I took the next bus to Batman… and reached Batman… the drive was scenic but my mind was pre-occupied with the chances of getting a bus to Van.
That bus took me to a small bus stand, where I could see a number of minibuses… I wondered that if any one of them could take me to Van… Van, after all, was still a couple of hundred kilometers from this place. I enquired… and found out that a few buses can take me to a place called Ziyaret… and from there I can find buses to Van. I took a minibus to Ziyaret and reached the place… where I was directed to a hotel, whose manager gave me a ticket for a bus to Van… at 4 pm.
This was a off the beaten track… from Batman to Ziyaret, a small non-descript town. What made Ziyaret special was a number of minibuses with Azeri sign plates…
In the north-east of Turkey lie Armenia and Azerbaijan… which have a bloody history… Azerbaijan and Armenia had been part of USSR, and when they gained freedom… they fought a bloody battle for Nagorno-Karabakh.
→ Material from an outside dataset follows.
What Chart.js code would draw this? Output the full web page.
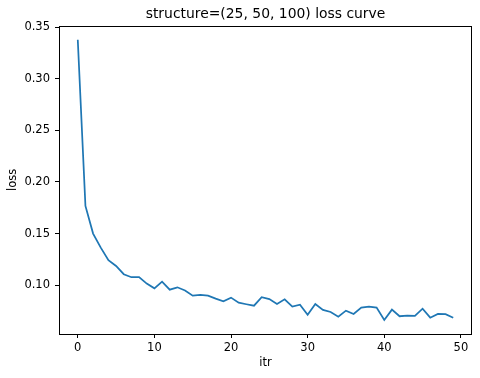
<!DOCTYPE html>
<html>
<head>
<meta charset="utf-8">
<script src="https://cdn.jsdelivr.net/npm/chart.js@4.4.0/dist/chart.umd.min.js"></script>
<style>
  html, body { margin: 0; padding: 0; background: #fff; }
  canvas { display: block; }
</style>
</head>
<body>
<canvas id="lossChart" width="480" height="378"></canvas>
<script>
const itr = [];
for (let i = 0; i < 50; i++) itr.push(i);

const loss = [
    0.3377, 0.1768, 0.1500, 0.1364, 0.1242, 0.1187, 0.1107, 0.1078, 0.1078, 0.1016,
    0.0970, 0.1035, 0.0957, 0.0980, 0.0950, 0.0899, 0.0906, 0.0899, 0.0870, 0.0845,
    0.0880, 0.0831, 0.0816, 0.0802, 0.0884, 0.0866, 0.0819, 0.0864, 0.0793, 0.0812,
    0.0715, 0.0819, 0.0761, 0.0741, 0.0696, 0.0754, 0.0722, 0.0783, 0.0793, 0.0783,
    0.0664, 0.0764, 0.0700, 0.0706, 0.0703, 0.0773, 0.0686, 0.0722, 0.0720, 0.0686
];

const xTicks = [0, 10, 20, 30, 40, 50];
const yTicks = [0.10, 0.15, 0.20, 0.25, 0.30, 0.35];

const font = 'DejaVu Sans';

// matplotlib style box around the axes
const frame = {
    id: 'frame',
    afterDraw(chart) {
        const a = chart.chartArea;
        const c = chart.ctx;
        c.save();
        c.strokeStyle = '#000';
        c.lineWidth = 1;
        c.strokeRect(Math.round(a.left) + 0.5, Math.round(a.top) + 0.5,
            Math.round(a.right - a.left) - 1, Math.round(a.bottom - a.top));
        c.restore();
    }
};

const ctx = document.getElementById('lossChart').getContext('2d');
const lossChart = new Chart(ctx, {
    type: 'line',
    data: {
        datasets: [{
            data: itr.map((x, i) => ({ x: x, y: loss[i] })),
            borderColor: '#1f77b4',
            borderWidth: 1.75,
            pointRadius: 0,
            tension: 0,
            fill: false
        }]
    },
    options: {
        responsive: false,
        animation: false,
        devicePixelRatio: 1,
        layout: { padding: { left: 0, right: 8, top: 0, bottom: 0 } },
        plugins: {
            legend: { display: false },
            tooltip: { enabled: false },
            title: {
                display: true,
                text: 'structure=(25, 50, 100) loss curve',
                color: '#000',
                fullSize: false,
                font: { family: font, size: 13.9, weight: 'normal' },
                padding: { top: 5.6, bottom: 3.4 }
            }
        },
        scales: {
            x: {
                type: 'linear',
                min: -2.45,
                max: 51.45,
                afterBuildTicks: (scale) => { scale.ticks = xTicks.map(v => ({ value: v })); },
                afterFit: (scale) => { scale.height = 44; },
                grid: { display: true, drawOnChartArea: false, drawTicks: true, tickLength: 4, color: '#000' },
                border: { display: false },
                ticks: { color: '#000', padding: 3, maxRotation: 0, font: { family: font, size: 11.5 } },
                title: { display: true, text: 'itr', color: '#000', font: { family: font, size: 11.5 }, padding: { top: 0, bottom: 8.4 } }
            },
            y: {
                min: 0.0528,
                max: 0.3513,
                afterBuildTicks: (scale) => { scale.ticks = yTicks.map(v => ({ value: v })); },
                afterFit: (scale) => { scale.width = 59; },
                grid: { display: true, drawOnChartArea: false, drawTicks: true, tickLength: 4, color: '#000' },
                border: { display: false },
                ticks: { color: '#000', padding: 5, callback: (v) => v.toFixed(2), font: { family: font, size: 11.5 } },
                title: { display: true, text: 'loss', color: '#000', font: { family: font, size: 11.5 }, padding: { top: 6.4, bottom: 0 } }
            }
        }
    },
    plugins: [frame]
});
</script>
</body>
</html>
Armenia also shares a tense history with Turkey… and therefore Azerbaijan became a close friend of Turkey.
Azerbaijan is divided in two parts the main Azerbaijan and a Naxcivan enclave… Naxcivan enclave gives Azerbaijan a small land contact with Turkey… while the land between the two Azeri parts give Armenia a small contact with Iran… the arrangements serves both the land-locked countries well.
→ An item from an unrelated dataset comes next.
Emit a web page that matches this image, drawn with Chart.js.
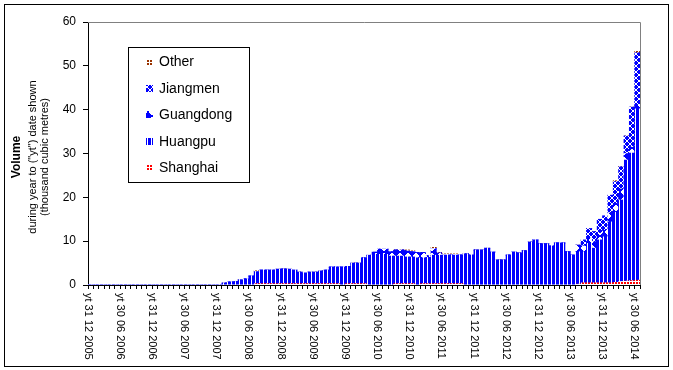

Naxcivan enclave, cut from the rest of Azerbaijan and its vibrant Baku city, derives its lifeline from Turkey… hundreds of Azeri vehicles ply on Turkish roads… providing civil supplies to the Naxcivan enclave… they use different routes… the one that goes through Ziyaret is mainly used for Haj vehicles… thus I could see a stream of Azeri vehicles returning from Haj… overland through Turkey, Syria, Jordan and Saudi Arabia.
At 4 pm, I boarded the bus to Van… the bus took an extremely scenic route… along a meandering stream… to Bitlis… and then a hilly road from Bitlis to Tatvan… snaking along the Lake Van… to reach Van.
It was raining heavily along the route… and therefore the bus moved very slowly… Turkish government is building some massive tunnels connecting Van with Kurdish heartland, near Bitlis… These tunnels would connect Kurdish heartland to Van, a significant military station… and would provide logistics to Turkish army- if they wanted to move into Kurdish areas at a quick pace.
I saw these tunnels… still being constructed… they were massive… and being constructed in very inhospitable terrain.
When I reached Bitlis… it started snowing… the bus stopped for a while… I got down…and touched the falling snowflakes for the first time in my life.
Believe it or not… this pondering vagabond was seeing the snow fall for the very first time in his life.